The container created here uses the fedora-minimal base image. It doesn’t specify the version so it will always use the latest.

# Create a new container image
CONTAINER=$(buildah from registry.fedoraproject.org/fedora-minimal)

When this command completes the CONTAINER environment variable contains the new image identifier.

Installing Software

With a distribution base image you can use the standard package management tools to install new software.

# Install the DHCP server package and then remove any cached files
buildah run $CONTAINER dnf install -y --nodocs --setopt install_weak_deps=False dhcp-server
buildah run $CONTAINER dnf clean all -y

The package management software typically caches metadata and the package file so it’s common to clean the cache after all software is installed. Using docker, each line creates a new image layer. This means you have to create a single entry that installs all the software then cleans the cache, leading to long run-on install commands. With buildah you can run those two commands separately or any number of commands and create only a single layer.

Opening Holes

A software container service that doesn’t communicate with the outside world isn’t very useful. Both files and network communication can be allowed to pass through a container boundary.

Configuration Files

The container process is configured by mapping files or directories from the host into the container file system. For the DHCP daemon responding to IPv4 requests there is a single configuration file and a single database file.

# add a volume to include the configuration file
# Leave the files in the default locations
buildah config --volume /etc/dhcp/dhcpd.conf $CONTAINER
buildah config --volume /var/lib/dhcpd/dhcp.leases $CONTAINER

It is possible to create volumes on whole directories. If this container is extended to serve IPv6 it may be preferred to create these volumes on the directories to avoid repetitive volume declarations.

Network Ports

Containers often need to communicate with other processes or servers. If the process listens on a particular network port, that must be declared for the container.

# open ports for listening
buildah config --port 68/udp --port 69/udp ${CONTAINER}

The DHCP service listens on two UDP ports, for the bootp and dhcp services.

Process Invocation

Every container image defines a single process and its runtime environment. The last thing to do once the context has been defined is to invoke the binary that runs the process.

# Define the startup command
buildah config --cmd "/usr/sbin/dhcpd -d --no-pid" $CONTAINER

The placement of the files in the volumes defined above allow the process to run using the default locations for the configuration and for the lease database. If it was useful to move those files inside the container, the invocation can be modified.

Metadata

A container image can contain information about the contents. The author and builder metadata have pre-defined labels, but it is also possible to apply arbitrary key-value pairs to provide additional information.

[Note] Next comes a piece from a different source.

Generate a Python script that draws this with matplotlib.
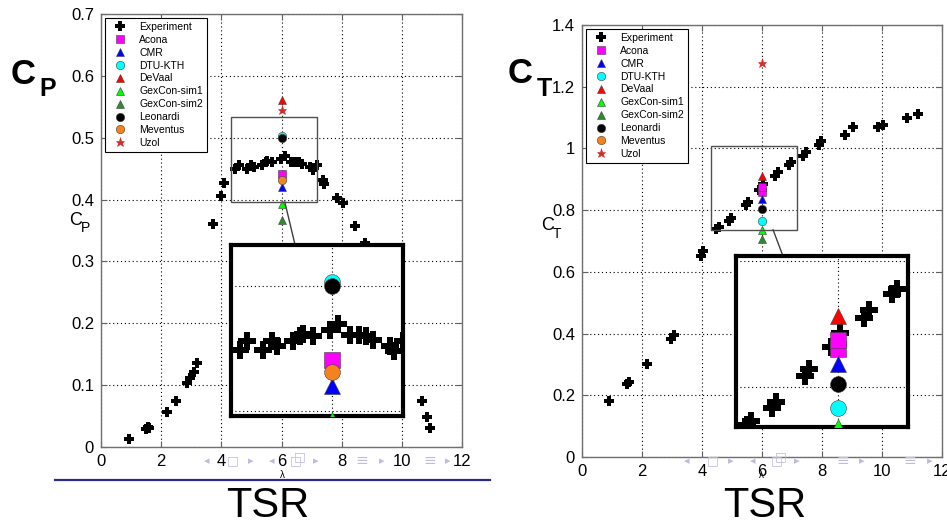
# Power and thrust coefficients vs TSR, experiment and blind test codes

import numpy as np
import matplotlib
matplotlib.use('Agg')
import matplotlib.pyplot as plt
from matplotlib.patches import Rectangle
from matplotlib.lines import Line2D
from matplotlib.ticker import FormatStrFormatter, MultipleLocator

plt.rcParams['font.family'] = ['Liberation Sans', 'DejaVu Sans']

# Experiment, power coefficient
TsrCp = [0.93, 1.50, 1.55, 1.60, 2.20, 2.49, 2.86, 2.96, 3.09, 3.19, 3.72, 3.99, 4.09,
         4.47, 4.59, 4.86, 5.00, 5.08, 5.36, 5.47, 5.52, 5.69, 5.97, 6.10, 6.30, 6.46,
         6.57, 6.68, 6.96, 7.04, 7.18, 7.38, 7.42, 7.84, 8.04, 8.44, 8.77,
         10.66, 10.83, 10.93]
Cp = [0.013, 0.029, 0.032, 0.030, 0.057, 0.074, 0.103, 0.111, 0.121, 0.136, 0.360, 0.406, 0.426,
      0.449, 0.456, 0.449, 0.456, 0.452, 0.456, 0.460, 0.462, 0.460, 0.465, 0.470, 0.461, 0.461,
      0.460, 0.457, 0.452, 0.448, 0.456, 0.432, 0.425, 0.402, 0.394, 0.357, 0.330,
      0.074, 0.048, 0.031]

# Experiment, thrust coefficient
TsrCt = [0.90, 1.50, 1.56, 2.17, 2.95, 3.05, 3.98, 4.02, 4.48, 4.55, 4.90, 4.97, 5.45, 5.52,
         5.89, 6.03, 6.43, 6.52, 6.90, 6.98, 7.35, 7.45, 7.90, 7.97, 8.77, 9.03, 9.87, 10.03,
         10.83, 11.20]
Ct = [0.181, 0.235, 0.242, 0.301, 0.383, 0.395, 0.650, 0.667, 0.740, 0.746, 0.766, 0.776, 0.818,
      0.828, 0.864, 0.885, 0.910, 0.922, 0.947, 0.955, 0.975, 0.988, 1.010, 1.025, 1.045, 1.069,
      1.070, 1.076, 1.097, 1.111]

# Blind test codes, all at TSR = 6
Codes = ['Acona', 'CMR', 'DTU-KTH', 'DeVaal', 'GexCon-sim1', 'GexCon-sim2',
         'Leonardi', 'Meventus', 'Uzol']
CodeTsr = 6.0
CodeCp = [[0.441], [0.420], [0.503], [0.561], [0.393], [0.367], [0.500], [0.431], [0.545]]
CodeCt = [[0.860, 0.875], [0.836], [0.766], [0.912], [0.736], [0.705], [0.804], [], [1.277]]

Markers = ['s', '^', 'o', '^', '^', '^', 'o', 'o', '*']
Colors = ['#ff00ff', '#0000ff', '#00ffff', '#ff0000', '#00ff00', '#2e8b2e',
          '#000000', '#f5821f', '#d42a2a']


def draw(ax, tsr, vals, codevals, big=False):
  s = 1.9 if big else 1.0
  ax.plot(tsr, vals, 'P', color='k', ms=7 * s, mew=0, label='Experiment', zorder=3)
  for c in range(len(Codes)):
    y = codevals[c]
    ms = 6 * s
    if Markers[c] == '*':
      ms = 6.5 * s
    ax.plot([CodeTsr] * len(y), y, Markers[c], color=Colors[c], ms=ms,
            mec='#404040' if Markers[c] != '*' else Colors[c], mew=0.4,
            label=Codes[c], zorder=4)


def style(ax, ystep, ymax):
  ax.set_xlim(0, 12)
  ax.set_ylim(0, ymax)
  ax.xaxis.set_major_locator(MultipleLocator(2))
  ax.yaxis.set_major_locator(MultipleLocator(ystep))
  ax.yaxis.set_major_formatter(FormatStrFormatter('%g'))
  ax.grid(True, linestyle=(0, (1, 2.5)), color='k', lw=0.8)
  ax.tick_params(direction='in', top=True, right=True, labelsize=12,
                 color='#606060', length=4, pad=5)
  for sp in ax.spines.values():
    sp.set_color('#707070')
    sp.set_linewidth(1.0)


def inset(ax, bounds, xlim, ylim, tsr, vals, codevals, ystep, link):
  ins = ax.inset_axes(bounds, transform=ax.transData)
  draw(ins, tsr, vals, codevals, big=True)
  ins.set_xlim(*xlim)
  ins.set_ylim(*ylim)
  ins.xaxis.set_major_locator(MultipleLocator(2))
  ins.yaxis.set_major_locator(MultipleLocator(ystep))
  ins.grid(True, linestyle=(0, (1, 2.5)), color='k', lw=0.8)
  ins.tick_params(length=0, labelbottom=False, labelleft=False)
  for sp in ins.spines.values():
    sp.set_color('k')
    sp.set_linewidth(3)
  ax.add_patch(Rectangle((xlim[0], ylim[0]), xlim[1] - xlim[0], ylim[1] - ylim[0],
                         fill=False, ec='#505050', lw=1.0, zorder=5))
  ax.plot(link[0], link[1], color='#404040', lw=1.0, zorder=5)


def legend(ax):
  leg = ax.legend(loc='upper left', fontsize=7.5, labelspacing=0.28, handlelength=2.2,
                  handletextpad=0.7, borderpad=0.4, borderaxespad=0.35, fancybox=False,
                  edgecolor='k', framealpha=1)
  leg.get_frame().set_linewidth(0.8)


def ftext(x, y, s, **kw):
  # place text by pixel position, y measured from the top
  fig.text(x / 947, 1 - y / 520, s, **kw)


fig = plt.figure(figsize=(9.47, 5.2), dpi=100)

# Left: power coefficient
axL = fig.add_axes([101 / 947, 73 / 520, 361 / 947, 433 / 520])
draw(axL, TsrCp, Cp, CodeCp)
style(axL, 0.1, 0.7)
legend(axL)
inset(axL, [4.32, 0.05, 5.71, 0.277], (4.32, 7.18), (0.396, 0.533),
      TsrCp, Cp, CodeCp, 0.1, ([6.11, 6.45], [0.396, 0.327]))

# Right: thrust coefficient
axR = fig.add_axes([582 / 947, 63 / 520, 360 / 947, 432 / 520])
draw(axR, TsrCt, Ct, CodeCt)
style(axR, 0.2, 1.4)
legend(axR)
inset(axR, [5.13, 0.097, 5.74, 0.554], (4.30, 7.17), (0.736, 1.008),
      TsrCt, Ct, CodeCt, 0.2, ([6.37, 6.70], [0.736, 0.651]))

# axis labels (MATLAB style, horizontal)
ftext(69, 225, 'C', fontsize=13, va='baseline')
ftext(81, 232, 'P', fontsize=10, va='baseline')
ftext(541, 230, 'C', fontsize=13, va='baseline')
ftext(553, 238, 'T', fontsize=10, va='baseline')
ftext(282, 478, 'λ', fontsize=7, ha='center', va='baseline')
ftext(761, 478, 'λ', fontsize=7, ha='center', va='baseline')

# slide decorations
ftext(11, 84, 'C', fontsize=25, fontweight='bold', va='baseline')
ftext(39, 96, 'P', fontsize=18, fontweight='bold', va='baseline')
ftext(508, 83, 'C', fontsize=25, fontweight='bold', va='baseline')
ftext(537, 96, 'T', fontsize=18, fontweight='bold', va='baseline')
ftext(268, 517, 'TSR', fontsize=30, ha='center', va='baseline')
ftext(765, 517, 'TSR', fontsize=30, ha='center', va='baseline')
fig.add_artist(Line2D([55 / 947, 490 / 947], [1 - 480 / 520, 1 - 480 / 520],
                      color='#2b2b8c', lw=1.6))

# beamer navigation symbols
NavColor = '#bcbcdc'
Nav = ['◂', '□', '▸', '◂', '□', '▸', '≡', '▸', '≡', '▸']
NavSize = [8, 9, 8, 8, 9, 8, 11, 8, 11, 8]
NavLeft = [207, 233, 251, 272, 296, 316, 362, 382, 430, 448]
NavRight = [687, 713, 731, 753, 777, 797, 843, 862, 910, 930]
for g, fs, xl, xr in zip(Nav, NavSize, NavLeft, NavRight):
  for xp in (xl, xr):
    ftext(xp, 461, g, fontsize=fs, color=NavColor, ha='center', va='center',
          family=['DejaVu Sans'])
for xp in (300, 781):
  ftext(xp, 457, '□', fontsize=9, color=NavColor, ha='center', va='center',
        family=['DejaVu Sans'])

fig.savefig('out.png', dpi=100)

# Identify the container source
buildah config --author "Mark Lamourine <markllama@gmail.com>" $CONTAINER
buildah config --created-by "Mark Lamourine <markllama@gmail.com>" $CONTAINER
# Indicate the software and the license terms
buildah config --annotation description="ISC DHCPD 4.4.3" $CONTAINER
buildah config --annotation license="MPL-2.0" $CONTAINER

The annotations might also include the base image distro information and the git repository for the build script.

Commit and Tag

When the container image has been properly defined it must be committed and tagged for release.

# Save the container to an image
buildah commit --squash $CONTAINER dhcpd-fedora

The commit step closes the image and applies a local label so that the image can be examined and tested. The --squash directive causes all of the steps to be committed as a single layer.

Once the developer is satisfied, they can apply a global identification tag and push the image to the appropriate repository. This step is not included in the build script to allow for that testing.

# To tag and publish the image
buildah tag localhost/dhcpd-fedora quay.io/markllama/dhcpd-fedora
buildah push quay.io/markllama/dhcpd-fedora

Public repositories require authentication before allowing a user to push a new image, so this must be done once for a build/publish cycle

buildah login quay.io --username markllama
Password: ********

TL;DR - The Container Build Script

The script below is made up of the lines detailed above.

fedora-dhcpd.sh
#!/bin/bash
#
# Create a new container image
CONTAINER=$(buildah from registry.fedoraproject.org/fedora-minimal)

# Install the DHCP server package and then remove any cached files
buildah run $CONTAINER dnf install -y --nodocs --setopt install_weak_deps=False dhcp-server
buildah run $CONTAINER dnf clean all -y

# add a volume to include the configuration file
# Leave the files in the default locations
buildah config --volume /etc/dhcp/dhcpd.conf $CONTAINER
buildah config --volume /var/lib/dhcpd/dhcp.leases $CONTAINER

# open ports for listening
buildah config --port 68/udp --port 69/udp ${CONTAINER}

# Define the startup command
buildah config --cmd "/usr/sbin/dhcpd -d --no-pid" $CONTAINER

buildah config --author "Mark Lamourine <markllama@gmail.com>" $CONTAINER
buildah config --created-by "Mark Lamourine <markllama@gmail.com>" $CONTAINER

buildah config --annotation description="ISC DHCPD 4.4.3" $CONTAINER
buildah config --annotation license="MPL-2.0" $CONTAINER

# Save the container to an image
buildah commit --squash $CONTAINER dhcpd-fedora

Summary

When combined with the dhcpd.container systemd container unit file, this container provides the same DHCP service that you would get by running the service from a package installed on the host OS. You can update the DHCP server and revert it by modifying the dhcpd.container file and specifying a previous release tag.[2] You can update to the current version merely by restarting the service or rebooting the system.

The base image is 146MB and is made up of 100 packages and over 30,000 files. The installation request for the single dhcp-server package results in the installation of 10 package dependencies making up another 27MB.

Altogether the new service image is over 170MB on aarch64. It contains all of the files of the base image plus all of the files of the dhcp-server package and dependencies. But it only runs one binary. The rest of the files in the image are unneeded for operation.

There is another way: Create a minimal container image from scratch.

References


1. The base image can be scratch, an empty image
2. I need to see if Environment and EnvironmentFile values can apply to the Image option.